> [What to produce]
Look at the data below and print exactly the lines from its first line through the line with "fig = go.Figure()"; the pictures stay out of the copy.

> [Given information]
[BEGIN]

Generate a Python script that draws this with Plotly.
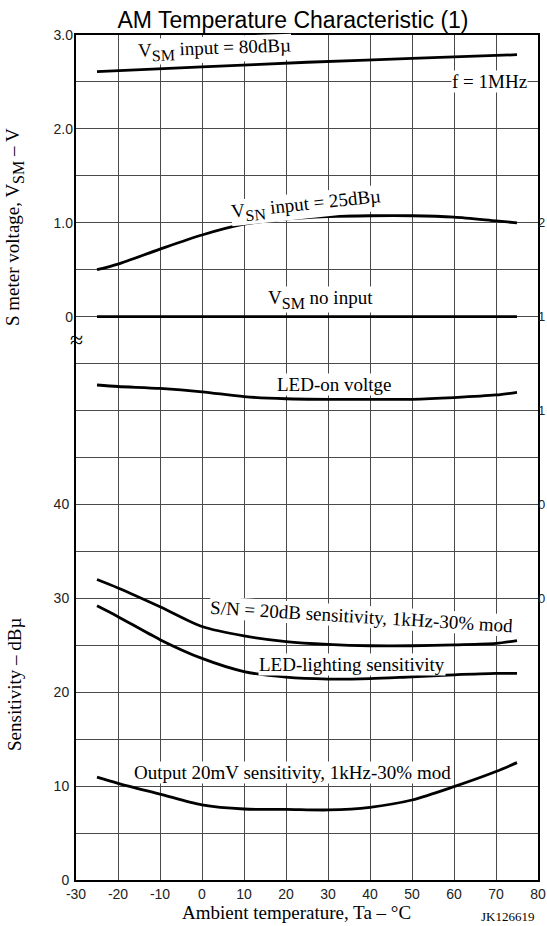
import plotly.graph_objects as go

# Ambient temperature sample points (°C)
temp_sm80 = [-25, 0, 25, 50, 75]
vsm_input80 = [2.61, 2.66, 2.71, 2.75, 2.79]

temp_curve = [-25, -20, -10, 0, 10, 20, 30, 40, 50, 60, 70, 75]
vsn_input25 = [0.50, 0.56, 0.72, 0.87, 0.985, 1.04, 1.065, 1.075, 1.075, 1.06, 1.02, 1.00]

temp_flat = [-25, 75]
vsm_no_input = [0.0, 0.0]

led_on_voltage = [1.136, 1.128, 1.118, 1.10, 1.074, 1.063, 1.06, 1.06, 1.06, 1.069, 1.083, 1.097]

sn20_sensitivity = [32.0, 31.1, 29.1, 27.0, 26.0, 25.4, 25.1, 24.95, 24.95, 25.05, 25.2, 25.5]
led_lighting_sens = [29.2, 28.05, 25.6, 23.6, 22.2, 21.6, 21.4, 21.45, 21.65, 21.85, 22.0, 22.0]
output20mv_sens = [10.95, 10.3, 9.15, 8.0, 7.56, 7.53, 7.46, 7.74, 8.52, 9.94, 11.55, 12.5]

x_ticks = list(range(-30, 81, 10))
x_ticktext = [str(v) for v in x_ticks]
db_ticks = [0, 10, 20, 30, 40]
vsm_ticks = [0, 1, 2, 3]
vsm_ticktext = ["0", "1.0", "2.0", "3.0"]
# right-hand LED-on voltage scale; only the leading digit fits beside the frame
led_ticks = [0, 0.5, 1.0, 1.5, 2.0]
led_ticktext = ["0", "0", "1", "1", "2"]

SANS = "Liberation Sans, Arial, sans-serif"
SERIF = "Liberation Serif, Times New Roman, serif"
LINE = dict(color="black", width=2.8, shape="spline", smoothing=0.8)
TICKFONT = dict(family=SANS, size=14, color="#222")

fig = go.Figure()

# S-meter voltage curves (left, upper scale)
fig.add_trace(go.Scatter(x=temp_sm80, y=vsm_input80, yaxis="y2", mode="lines", line=LINE))
fig.add_trace(go.Scatter(x=temp_curve, y=vsn_input25, yaxis="y2", mode="lines", line=LINE))
fig.add_trace(go.Scatter(x=temp_flat, y=vsm_no_input, yaxis="y2", mode="lines", line=LINE))
# LED-on voltage (right scale)
fig.add_trace(go.Scatter(x=temp_curve, y=led_on_voltage, yaxis="y3", mode="lines", line=LINE))
# Sensitivity curves (left, lower scale)
fig.add_trace(go.Scatter(x=temp_curve, y=sn20_sensitivity, yaxis="y", mode="lines", line=LINE))
fig.add_trace(go.Scatter(x=temp_curve, y=led_lighting_sens, yaxis="y", mode="lines", line=LINE))
fig.add_trace(go.Scatter(x=temp_curve, y=output20mv_sens, yaxis="y", mode="lines", line=LINE))

grid_vals = list(range(0, 91, 5))
grid_text = [str(v) if v in db_ticks else "" for v in grid_vals]

fig.update_layout(
    width=547, height=926,
    margin=dict(l=76, r=9, t=35, b=46, autoexpand=False),
    paper_bgcolor="white", plot_bgcolor="white",
    showlegend=False,
    title=dict(text="AM Temperature Characteristic (1)", font=dict(family=SANS, size=23, color="black"),
               xref="container", yref="container", x=293 / 547, xanchor="center",
               y=1 - 20 / 926, yanchor="middle"),
    xaxis=dict(range=[-30, 80], tickvals=x_ticks, ticktext=x_ticktext, ticks="", showgrid=True,
               gridcolor="#4a4a4a", gridwidth=1, zeroline=False, showline=True, linecolor="black",
               linewidth=2, mirror=True, automargin=False, tickfont=TICKFONT),
    yaxis=dict(range=[0, 90], tickvals=grid_vals, ticktext=grid_text, ticks="", showgrid=True,
               gridcolor="#4a4a4a", gridwidth=1, zeroline=False, showline=True, linecolor="black",
               linewidth=2, mirror=True, ticklabelstandoff=2, automargin=False, tickfont=TICKFONT),
    yaxis2=dict(range=[-6, 3], overlaying="y", side="left", anchor="x", tickvals=vsm_ticks,
                ticktext=vsm_ticktext, ticks="", showgrid=False, zeroline=False, showline=False,
                ticklabelstandoff=2, automargin=False, tickfont=TICKFONT),
    yaxis3=dict(range=[-1.5, 3.0], overlaying="y", side="right", anchor="x", tickvals=led_ticks,
                ticktext=led_ticktext, ticks="", showgrid=False, zeroline=False, showline=False,
                ticklabelstandoff=-1, automargin=False,
                tickfont=dict(family=SANS, size=13, color="#222")),
)


def sub(s, size=16):
    return f'<span style="font-size:{size}px;baseline-shift:-5px">{s}</span>'


def label(text, x, y, angle=0, size=19, font=SERIF, bg="white"):
    fig.add_annotation(text=text, x=x, y=y, xref="paper", yref="paper", showarrow=False,
                       textangle=angle, font=dict(family=font, size=size, color="black"),
                       bgcolor=bg, borderpad=0, xanchor="center", yanchor="middle")


def px(xp):
    return (xp - 76) / 462


def py(yp):
    return (880 - yp) / 845


label("V" + sub("SM") + " input = 80dBµ", px(214), py(50), angle=-2)
label("f = 1MHz", px(489), py(82))
label("V" + sub("SN") + " input = 25dBµ", px(306), py(205), angle=-6)
label("V" + sub("SM") + " no input", px(320), py(299))
label("LED-on voltge", px(334), py(384))
label("S/N = 20dB sensitivity, 1kHz-30% mod", px(361), py(616), angle=3.5)
label("LED-lighting sensitivity", px(352), py(664))
label("Output 20mV sensitivity, 1kHz-30% mod", px(292), py(772))

# axis break mark on the voltage scale
label("≈", px(76), py(340), size=24, bg="rgba(0,0,0,0)")

# axis titles
label("Ambient temperature, Ta – °C", px(296), py(912), bg="rgba(0,0,0,0)")
label("S meter voltage, V" + sub("SM") + " – V", px(15), py(227), angle=-90, bg="rgba(0,0,0,0)")
label("Sensitivity – dBµ", px(15), py(685), angle=-90, bg="rgba(0,0,0,0)")
label("JK126619", px(507), py(917), size=13, bg="rgba(0,0,0,0)")

fig.write_html("out.html")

[END]

> [Solution]
Generate a Python script that draws this with Plotly.
import plotly.graph_objects as go

# Ambient temperature sample points (°C)
temp_sm80 = [-25, 0, 25, 50, 75]
vsm_input80 = [2.61, 2.66, 2.71, 2.75, 2.79]

temp_curve = [-25, -20, -10, 0, 10, 20, 30, 40, 50, 60, 70, 75]
vsn_input25 = [0.50, 0.56, 0.72, 0.87, 0.985, 1.04, 1.065, 1.075, 1.075, 1.06, 1.02, 1.00]

temp_flat = [-25, 75]
vsm_no_input = [0.0, 0.0]

led_on_voltage = [1.136, 1.128, 1.118, 1.10, 1.074, 1.063, 1.06, 1.06, 1.06, 1.069, 1.083, 1.097]

sn20_sensitivity = [32.0, 31.1, 29.1, 27.0, 26.0, 25.4, 25.1, 24.95, 24.95, 25.05, 25.2, 25.5]
led_lighting_sens = [29.2, 28.05, 25.6, 23.6, 22.2, 21.6, 21.4, 21.45, 21.65, 21.85, 22.0, 22.0]
output20mv_sens = [10.95, 10.3, 9.15, 8.0, 7.56, 7.53, 7.46, 7.74, 8.52, 9.94, 11.55, 12.5]

x_ticks = list(range(-30, 81, 10))
x_ticktext = [str(v) for v in x_ticks]
db_ticks = [0, 10, 20, 30, 40]
vsm_ticks = [0, 1, 2, 3]
vsm_ticktext = ["0", "1.0", "2.0", "3.0"]
# right-hand LED-on voltage scale; only the leading digit fits beside the frame
led_ticks = [0, 0.5, 1.0, 1.5, 2.0]
led_ticktext = ["0", "0", "1", "1", "2"]

SANS = "Liberation Sans, Arial, sans-serif"
SERIF = "Liberation Serif, Times New Roman, serif"
LINE = dict(color="black", width=2.8, shape="spline", smoothing=0.8)
TICKFONT = dict(family=SANS, size=14, color="#222")

fig = go.Figure()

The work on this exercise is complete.